Keir Starmer has inherited the worst instincts of the British state and made them his own. The proscription of Palestine Action as a terrorist organisation is not merely an act of political cowardice; it is a test case in how an authoritarian government dresses up repression as security, and how the machinery of the state can be retooled to crush dissent.
For weeks, more than 200 people (many of them pensioners, retired clergy, and doctors) had already been arrested under counter-terrorism legislation for the “crime” of holding placards, sharing posts, or publicly supporting a group that paints arms factories red. Yesterday, that number more than doubled in a single day. The Metropolitan Police arrested 474 people in Parliament Square and Whitehall (the largest number of arrests in a single operation in at least a decade) for silently holding signs reading “I oppose genocide, I support Palestine Action.”
474 people arrested. Yes, you read that correctly. Not for a riot, not for mass violence against police, but for protesting. On the ground, witnesses say the figure is inflated, with barely twenty people detained in the first hour.
The operation is another show of force against Palestinain solidarity. Officers had been drafted in from other forces; the square was saturated with uniforms and vans. Many detainees were simply given street bail and sent home, not because the law didn’t apply, but because the logistics of mass repression buckled under the weight of its own ambition. As Defend Our Juries put it, “The police have only been able to arrest a fraction of those supposedly committing ‘terrorism’ offences … this is a major embarrassment to Yvette Cooper.”

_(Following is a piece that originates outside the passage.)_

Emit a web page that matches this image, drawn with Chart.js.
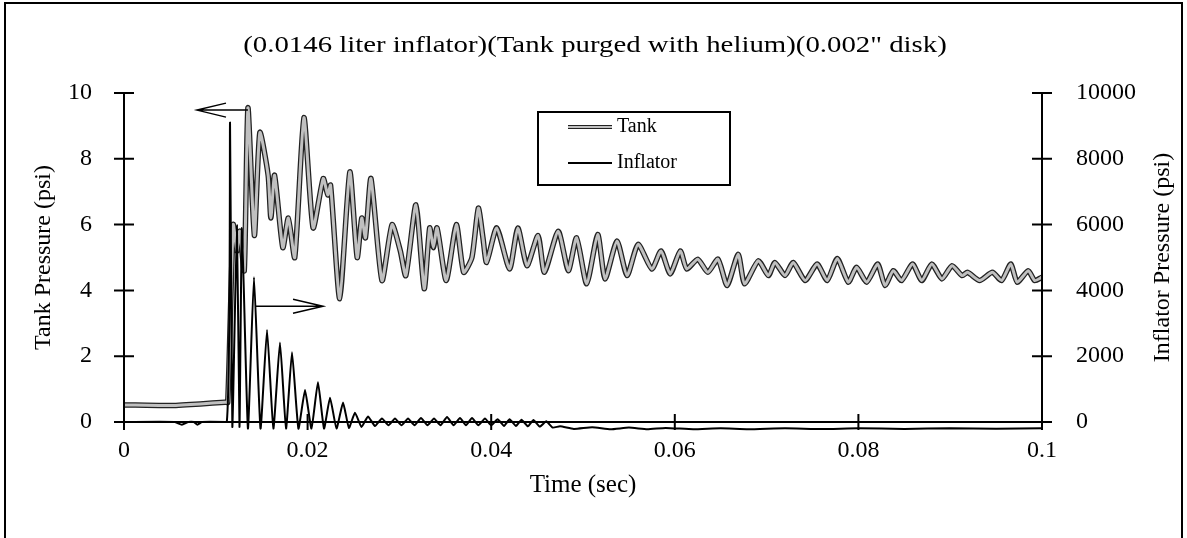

What the Starmer government wants to prove is not guilt but reach. To define Palestine Action as “terrorism” because it has damaged property (Elbit Systems offices, RAF planes, Donald Trump’s golf course) is to write a law that would have criminalised the suffragettes, the dockers who blocked arms shipments to Pinochet’s Chile, or the anti-apartheid activists who wrecked Shell billboards. Yvette Cooper, ever the home secretary who can quote the statute but not the conscience, insists the ban does not affect the freedom to protest “about Palestinian rights.” In other words: you may speak so long as you are unheard; you may protest so long as you do not touch power.
The authoritarianism here is not just in the arrests, but in the architecture being built: the state’s power to define resistance as terrorism, to criminalise solidarity, and to draw the boundaries of “legitimate” protest ever tighter. Counter-terrorism is no longer a shield against violence; it is a sword against political disobedience.
This is also the political culmination of Starmer’s Labour. From backing anti-strike laws to defending Prevent, from waving through police powers at protests to this latest proscription, Labour has repositioned itself as custodian of the security state. The rights you thought you had are now conditional: the state will decide when you may assemble, and who you may support.
The grotesque absurdity is plain. Deborah Hinton, 81, a former magistrate honoured by the late Queen, arrested and swabbed like an al-Qaida bombmaker. Reverend Sue Parfitt, 83, taken into custody for sitting in a camping chair with a sign. Jon Farley, a retired headteacher, detained for holding a satirical cartoon from the Private Eye. Yesterday, hundreds (if you believe the police) more (many in their seventies) marched silently into police vans for holding a sheet of paper. The charges are not the point; the spectacle is.
There is a lineage. Britain’s counter-terrorism apparatus was forged in Northern Ireland, where proscription was used not only against armed groups but to criminalise political association and solidarity networks. The definition of “terrorism” was elastic then, and it is elastic now, stretching to cover acts the state finds intolerable. What began as a colonial measure in Ireland was repurposed during the War on Terror against Muslim communities and is now being deployed against retired vicars and Jewish activists whose “offence” is opposing Britain’s role in Gaza’s destruction. The target shifts, but the doctrine remains: dissent is a security threat.
Yesterday’s demonstration was everything the government’s narrative denies: peaceful, sedate, and moving. Arrested women in their seventies were still mid-sentence in interviews when officers carried them away. A patch worn by one protester read “Jews Against Genocide.” Robert Del Naja of Massive Attack stood among the sign-holders: “UK civil liberties are trapped in a manufactured crisis. Peaceful citizens of conscience (including pensioners) have become terrorists, at the will of a human rights lawyer turned authoritarian who now lunges at opinions that expose the moral vacuum of his unrecognisable government.”
This is not about Elbit’s broken windows; it is about Gaza’s open graves. The proscription is an ideological weapon, erasing the politics of resistance while preserving the image of “terror” the state requires. Amnesty International has called the arrests “deeply concerning” and “disproportionate to the point of absurdity.” Even the UN’s human rights chief has condemned the ban as incompatible with international law.
Hinton is right: we are on a slippery slope. Starmer is greasing it. The authoritarian turn is no longer creeping. It is marching, with Labour’s red rosette pinned neatly to the lapel of the British security state.